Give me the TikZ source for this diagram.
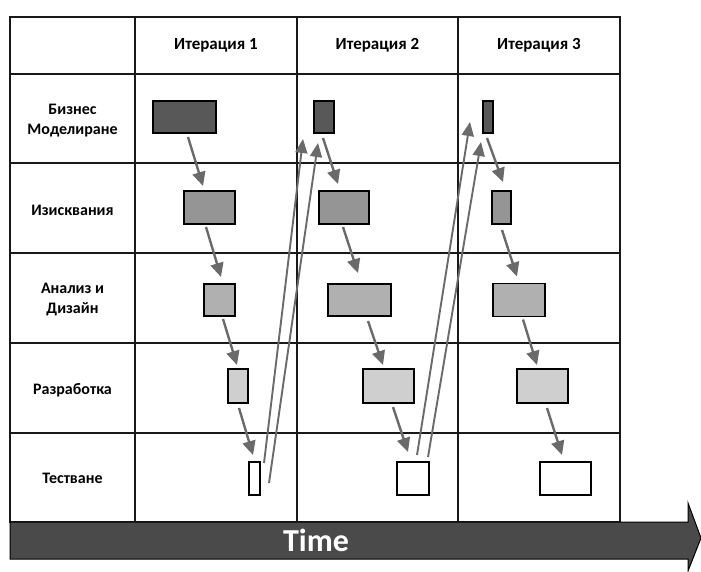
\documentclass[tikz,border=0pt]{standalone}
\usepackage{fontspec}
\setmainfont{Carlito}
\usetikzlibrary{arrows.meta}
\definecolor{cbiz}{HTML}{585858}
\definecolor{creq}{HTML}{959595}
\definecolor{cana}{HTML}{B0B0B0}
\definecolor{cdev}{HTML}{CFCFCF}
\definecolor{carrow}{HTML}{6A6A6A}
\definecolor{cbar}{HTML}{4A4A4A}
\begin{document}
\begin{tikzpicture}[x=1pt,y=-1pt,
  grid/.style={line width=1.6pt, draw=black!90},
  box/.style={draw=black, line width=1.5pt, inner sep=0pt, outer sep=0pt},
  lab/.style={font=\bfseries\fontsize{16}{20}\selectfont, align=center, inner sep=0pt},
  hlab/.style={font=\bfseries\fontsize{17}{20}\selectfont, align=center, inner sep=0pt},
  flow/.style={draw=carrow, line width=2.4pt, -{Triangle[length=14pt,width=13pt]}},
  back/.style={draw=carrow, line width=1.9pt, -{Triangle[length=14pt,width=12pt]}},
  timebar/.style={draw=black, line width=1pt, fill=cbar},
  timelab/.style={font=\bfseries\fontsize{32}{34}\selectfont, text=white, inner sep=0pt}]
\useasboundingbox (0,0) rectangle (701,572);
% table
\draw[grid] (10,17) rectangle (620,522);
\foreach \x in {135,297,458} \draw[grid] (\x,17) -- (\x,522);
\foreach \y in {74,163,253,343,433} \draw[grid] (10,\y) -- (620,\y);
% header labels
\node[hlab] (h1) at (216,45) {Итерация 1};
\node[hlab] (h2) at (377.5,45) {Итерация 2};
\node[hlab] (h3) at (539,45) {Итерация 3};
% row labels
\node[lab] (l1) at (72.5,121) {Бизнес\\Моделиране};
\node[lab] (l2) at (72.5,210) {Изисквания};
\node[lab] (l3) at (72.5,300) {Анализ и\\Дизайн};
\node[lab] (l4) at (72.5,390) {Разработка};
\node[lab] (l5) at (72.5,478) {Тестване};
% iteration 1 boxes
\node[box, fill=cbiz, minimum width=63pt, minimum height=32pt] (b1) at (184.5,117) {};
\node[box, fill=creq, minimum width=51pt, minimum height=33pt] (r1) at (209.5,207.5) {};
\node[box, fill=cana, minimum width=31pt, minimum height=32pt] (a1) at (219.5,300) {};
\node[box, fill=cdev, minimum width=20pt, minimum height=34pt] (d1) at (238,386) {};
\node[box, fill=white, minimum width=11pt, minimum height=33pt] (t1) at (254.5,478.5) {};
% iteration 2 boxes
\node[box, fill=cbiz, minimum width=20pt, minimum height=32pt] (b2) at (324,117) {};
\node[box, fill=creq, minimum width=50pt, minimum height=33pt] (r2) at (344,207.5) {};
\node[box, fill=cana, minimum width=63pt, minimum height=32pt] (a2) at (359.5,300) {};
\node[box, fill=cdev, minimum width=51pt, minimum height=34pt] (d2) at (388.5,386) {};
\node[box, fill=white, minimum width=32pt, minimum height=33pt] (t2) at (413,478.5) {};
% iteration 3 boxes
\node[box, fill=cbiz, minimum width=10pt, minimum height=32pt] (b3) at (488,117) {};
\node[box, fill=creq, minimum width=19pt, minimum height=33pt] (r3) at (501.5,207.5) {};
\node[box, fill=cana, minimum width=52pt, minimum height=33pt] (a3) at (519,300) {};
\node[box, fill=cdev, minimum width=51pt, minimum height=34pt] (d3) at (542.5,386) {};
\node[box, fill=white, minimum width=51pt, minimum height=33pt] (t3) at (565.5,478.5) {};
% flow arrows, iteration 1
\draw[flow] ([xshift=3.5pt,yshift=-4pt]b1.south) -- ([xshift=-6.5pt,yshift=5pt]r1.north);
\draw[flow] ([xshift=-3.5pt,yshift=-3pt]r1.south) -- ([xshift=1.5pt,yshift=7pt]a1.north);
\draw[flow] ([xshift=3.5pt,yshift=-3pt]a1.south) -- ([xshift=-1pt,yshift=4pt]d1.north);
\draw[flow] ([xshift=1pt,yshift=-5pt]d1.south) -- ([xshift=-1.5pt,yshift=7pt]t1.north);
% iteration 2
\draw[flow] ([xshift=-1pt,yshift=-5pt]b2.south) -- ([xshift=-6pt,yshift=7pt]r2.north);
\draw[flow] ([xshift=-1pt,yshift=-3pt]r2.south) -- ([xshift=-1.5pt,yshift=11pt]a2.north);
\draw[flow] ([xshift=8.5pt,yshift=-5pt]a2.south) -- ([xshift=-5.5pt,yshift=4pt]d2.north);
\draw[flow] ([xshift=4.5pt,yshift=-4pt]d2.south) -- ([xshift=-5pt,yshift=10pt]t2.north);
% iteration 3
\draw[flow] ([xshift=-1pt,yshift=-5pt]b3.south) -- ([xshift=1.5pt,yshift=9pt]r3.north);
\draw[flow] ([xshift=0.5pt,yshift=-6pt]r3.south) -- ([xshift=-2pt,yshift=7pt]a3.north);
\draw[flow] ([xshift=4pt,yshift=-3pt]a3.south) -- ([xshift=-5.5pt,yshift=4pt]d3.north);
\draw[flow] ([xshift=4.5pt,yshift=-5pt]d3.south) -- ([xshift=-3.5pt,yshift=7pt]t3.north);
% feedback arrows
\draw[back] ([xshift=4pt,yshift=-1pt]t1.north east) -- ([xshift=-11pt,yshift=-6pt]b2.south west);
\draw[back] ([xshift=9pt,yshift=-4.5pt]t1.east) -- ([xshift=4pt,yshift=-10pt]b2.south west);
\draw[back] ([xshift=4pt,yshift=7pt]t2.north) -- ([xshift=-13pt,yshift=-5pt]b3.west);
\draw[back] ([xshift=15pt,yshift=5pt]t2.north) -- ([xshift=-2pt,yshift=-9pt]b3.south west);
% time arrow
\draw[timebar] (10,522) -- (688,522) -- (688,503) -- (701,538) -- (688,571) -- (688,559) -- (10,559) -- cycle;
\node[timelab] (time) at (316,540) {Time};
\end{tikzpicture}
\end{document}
※ ※ ※
• [TASK REQUIREMENTS]: Except for the pictures, print the data above exactly.

• [REPLY TO THE EXERCISE]:
Give me the TikZ source for this diagram.
\documentclass[tikz,border=0pt]{standalone}
\usepackage{fontspec}
\setmainfont{Carlito}
\usetikzlibrary{arrows.meta}
\definecolor{cbiz}{HTML}{585858}
\definecolor{creq}{HTML}{959595}
\definecolor{cana}{HTML}{B0B0B0}
\definecolor{cdev}{HTML}{CFCFCF}
\definecolor{carrow}{HTML}{6A6A6A}
\definecolor{cbar}{HTML}{4A4A4A}
\begin{document}
\begin{tikzpicture}[x=1pt,y=-1pt,
  grid/.style={line width=1.6pt, draw=black!90},
  box/.style={draw=black, line width=1.5pt, inner sep=0pt, outer sep=0pt},
  lab/.style={font=\bfseries\fontsize{16}{20}\selectfont, align=center, inner sep=0pt},
  hlab/.style={font=\bfseries\fontsize{17}{20}\selectfont, align=center, inner sep=0pt},
  flow/.style={draw=carrow, line width=2.4pt, -{Triangle[length=14pt,width=13pt]}},
  back/.style={draw=carrow, line width=1.9pt, -{Triangle[length=14pt,width=12pt]}},
  timebar/.style={draw=black, line width=1pt, fill=cbar},
  timelab/.style={font=\bfseries\fontsize{32}{34}\selectfont, text=white, inner sep=0pt}]
\useasboundingbox (0,0) rectangle (701,572);
% table
\draw[grid] (10,17) rectangle (620,522);
\foreach \x in {135,297,458} \draw[grid] (\x,17) -- (\x,522);
\foreach \y in {74,163,253,343,433} \draw[grid] (10,\y) -- (620,\y);
% header labels
\node[hlab] (h1) at (216,45) {Итерация 1};
\node[hlab] (h2) at (377.5,45) {Итерация 2};
\node[hlab] (h3) at (539,45) {Итерация 3};
% row labels
\node[lab] (l1) at (72.5,121) {Бизнес\\Моделиране};
\node[lab] (l2) at (72.5,210) {Изисквания};
\node[lab] (l3) at (72.5,300) {Анализ и\\Дизайн};
\node[lab] (l4) at (72.5,390) {Разработка};
\node[lab] (l5) at (72.5,478) {Тестване};
% iteration 1 boxes
\node[box, fill=cbiz, minimum width=63pt, minimum height=32pt] (b1) at (184.5,117) {};
\node[box, fill=creq, minimum width=51pt, minimum height=33pt] (r1) at (209.5,207.5) {};
\node[box, fill=cana, minimum width=31pt, minimum height=32pt] (a1) at (219.5,300) {};
\node[box, fill=cdev, minimum width=20pt, minimum height=34pt] (d1) at (238,386) {};
\node[box, fill=white, minimum width=11pt, minimum height=33pt] (t1) at (254.5,478.5) {};
% iteration 2 boxes
\node[box, fill=cbiz, minimum width=20pt, minimum height=32pt] (b2) at (324,117) {};
\node[box, fill=creq, minimum width=50pt, minimum height=33pt] (r2) at (344,207.5) {};
\node[box, fill=cana, minimum width=63pt, minimum height=32pt] (a2) at (359.5,300) {};
\node[box, fill=cdev, minimum width=51pt, minimum height=34pt] (d2) at (388.5,386) {};
\node[box, fill=white, minimum width=32pt, minimum height=33pt] (t2) at (413,478.5) {};
% iteration 3 boxes
\node[box, fill=cbiz, minimum width=10pt, minimum height=32pt] (b3) at (488,117) {};
\node[box, fill=creq, minimum width=19pt, minimum height=33pt] (r3) at (501.5,207.5) {};
\node[box, fill=cana, minimum width=52pt, minimum height=33pt] (a3) at (519,300) {};
\node[box, fill=cdev, minimum width=51pt, minimum height=34pt] (d3) at (542.5,386) {};
\node[box, fill=white, minimum width=51pt, minimum height=33pt] (t3) at (565.5,478.5) {};
% flow arrows, iteration 1
\draw[flow] ([xshift=3.5pt,yshift=-4pt]b1.south) -- ([xshift=-6.5pt,yshift=5pt]r1.north);
\draw[flow] ([xshift=-3.5pt,yshift=-3pt]r1.south) -- ([xshift=1.5pt,yshift=7pt]a1.north);
\draw[flow] ([xshift=3.5pt,yshift=-3pt]a1.south) -- ([xshift=-1pt,yshift=4pt]d1.north);
\draw[flow] ([xshift=1pt,yshift=-5pt]d1.south) -- ([xshift=-1.5pt,yshift=7pt]t1.north);
% iteration 2
\draw[flow] ([xshift=-1pt,yshift=-5pt]b2.south) -- ([xshift=-6pt,yshift=7pt]r2.north);
\draw[flow] ([xshift=-1pt,yshift=-3pt]r2.south) -- ([xshift=-1.5pt,yshift=11pt]a2.north);
\draw[flow] ([xshift=8.5pt,yshift=-5pt]a2.south) -- ([xshift=-5.5pt,yshift=4pt]d2.north);
\draw[flow] ([xshift=4.5pt,yshift=-4pt]d2.south) -- ([xshift=-5pt,yshift=10pt]t2.north);
% iteration 3
\draw[flow] ([xshift=-1pt,yshift=-5pt]b3.south) -- ([xshift=1.5pt,yshift=9pt]r3.north);
\draw[flow] ([xshift=0.5pt,yshift=-6pt]r3.south) -- ([xshift=-2pt,yshift=7pt]a3.north);
\draw[flow] ([xshift=4pt,yshift=-3pt]a3.south) -- ([xshift=-5.5pt,yshift=4pt]d3.north);
\draw[flow] ([xshift=4.5pt,yshift=-5pt]d3.south) -- ([xshift=-3.5pt,yshift=7pt]t3.north);
% feedback arrows
\draw[back] ([xshift=4pt,yshift=-1pt]t1.north east) -- ([xshift=-11pt,yshift=-6pt]b2.south west);
\draw[back] ([xshift=9pt,yshift=-4.5pt]t1.east) -- ([xshift=4pt,yshift=-10pt]b2.south west);
\draw[back] ([xshift=4pt,yshift=7pt]t2.north) -- ([xshift=-13pt,yshift=-5pt]b3.west);
\draw[back] ([xshift=15pt,yshift=5pt]t2.north) -- ([xshift=-2pt,yshift=-9pt]b3.south west);
% time arrow
\draw[timebar] (10,522) -- (688,522) -- (688,503) -- (701,538) -- (688,571) -- (688,559) -- (10,559) -- cycle;
\node[timelab] (time) at (316,540) {Time};
\end{tikzpicture}
\end{document}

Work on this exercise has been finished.